This is a much darker movie than I think people realize. It’s got a 1970s reputation. There’s a certain way people look at Disney films from this era, whether that really fits the film itself or not, and it’s been obvious to me since the remake came out (no, I haven’t seen it yet) that people are talking about what their memories of the film are rather than the film itself. I freely admit that it’s not a great movie, but I love it anyway. And I don’t think it’s just nostalgia.
Young Pete (Sean Marshall) is an orphan adopted by a really awful family. He runs away. So far, nothing out of the ordinary, except that he’s accompanied by a dragon named Elliott (Charlie Callas). Which is kind of odd. Anyway, the pair end up in the small fishing village of Passamaquoddy, Maine. Pete is hoping to find a home, but Elliott creates so much havoc that he’s afraid he has no chance. However, he meets and befriends lighthouse keeper Nora (Helen Reddy), who tells him that high tide can catch the cave where he’s staying and invites him up to the lighthouse with her. She wants to raise Pete, who wants a home.
It’s true that the movie glosses over the fact that, yes, Pete is a slave. The Gogan family, led by matriarch Lena (two-time Oscar winner Shelley Winters, ladies and gentlemen!), gets a song called “Bill of Sale,” where they inform Nora that they have bought Pete and intend to keep him. That’s both awful and mostly played for laughs. On the other hand, I was an adult before I discovered that the “home children” who occasionally appear in the books of L. M. Montgomery were quite possibly kidnapped off the streets of London to be slaves for Canadian farmers, so glossing over child slavery is pretty common in children’s fiction.

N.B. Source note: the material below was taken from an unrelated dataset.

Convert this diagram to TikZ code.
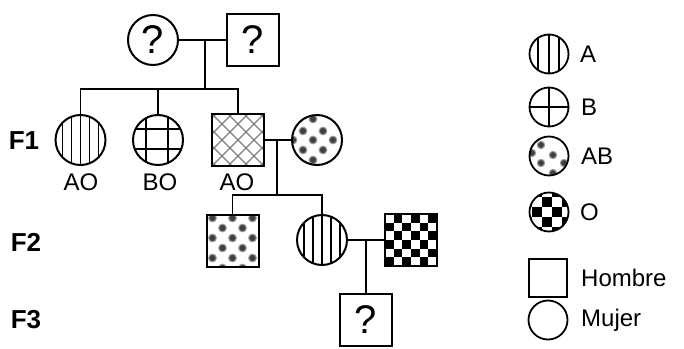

Though I do find myself wondering what recourse Nora would have. The mayor (Jim Backus) seems to be the main town authority, and he doesn’t like Pete much. And while it would be fairly easy to argue that any adoption accompanied by an actual bill of sale is illegal, I’m not sure what law there is in the area to look into that. In the book Rainbow Valley, the seventh book featuring Anne of Green Gables, there’s a “home girl” who is so brutally mistreated that she runs away, and the person who essentially owned her dies, I suspect because Montgomery herself couldn’t think of another way to keep Mary Vance safe.
Elliott is expressly said to take care of children who need him. However, I’m not convinced he’s much better than an imaginary friend most of the time. He does good things in this movie, but he can’t himself keep Pete out of slavery. Pete does a fair amount of that himself, with help from Nora. The only thing he really does to protect Pete from the Gogans is to become visible, which basically makes you wonder why he didn’t do that at the beginning.
This is another one of those movies where alcoholism is played for laughs, with one of the most famous scenes being one where Mickey Rooney as Lampie and Red Buttons as Hoagie stagger over one another to get to Elliott’s cave. Apparently, the actors were trying to one-up one another the whole time. And it is funny. On the other hand, Lampie is officially the lighthouse keeper, but in practical terms, we know it’s Nora, because her father is too much of a drunk to take care of things himself. Nora does all the work, and everyone pretends she doesn’t.
Not to mention that Nora spends the majority of the movie believing that her love, her fiancé, is dead. She had no particular reason to believe otherwise, because it is likely that he has been lost at sea. However, she still holds out a certain amount of hope, because there’s no certainty. She’s torn, and the movie allows that to appear onscreen. Pete is not the only one with emotional trauma, it turns out.
I’m not trying to claim Pete’s Dragon is high art, of course. It’s not even one of the best Disney films of the ’70s, my fondness for it notwithstanding. But it’s definitely better than its reputation. Jim Dale as Doc Terminus is a delightfully sleazy villain. The fact that Nora insists that Pete get an education so he won’t turn into one of the Gogans is nice. It’s all it takes to convince him that he needs an education, and that’s believable.
And I like the songs. It lost the Oscar for song score to A Little Night Music, which frankly gets into the whole problem with having original and adapted work in the same category. And it’s the second movie we’ve covered for this column that lost to “You Light Up My Life” for Best Original Song, which is just depressing to contemplate. I grant you that the dance number in “There’s Room For Everyone” shuts the movie right down. Okay, fine. But “Candle on the Water” arguably does, too, and I still like it. And several of the funny songs are extremely funny and a lot less creepy than “Bill of Sale.”
Oh, and there’s the technical aspect—my DVD comes with a featurette about the history of blending Disney animation and live action, and the making of this movie was super complicated and drew on decades of technical innovation from Disney. I’m sure the technical effects on the remake are better, but they’re also a heck of a lot easier.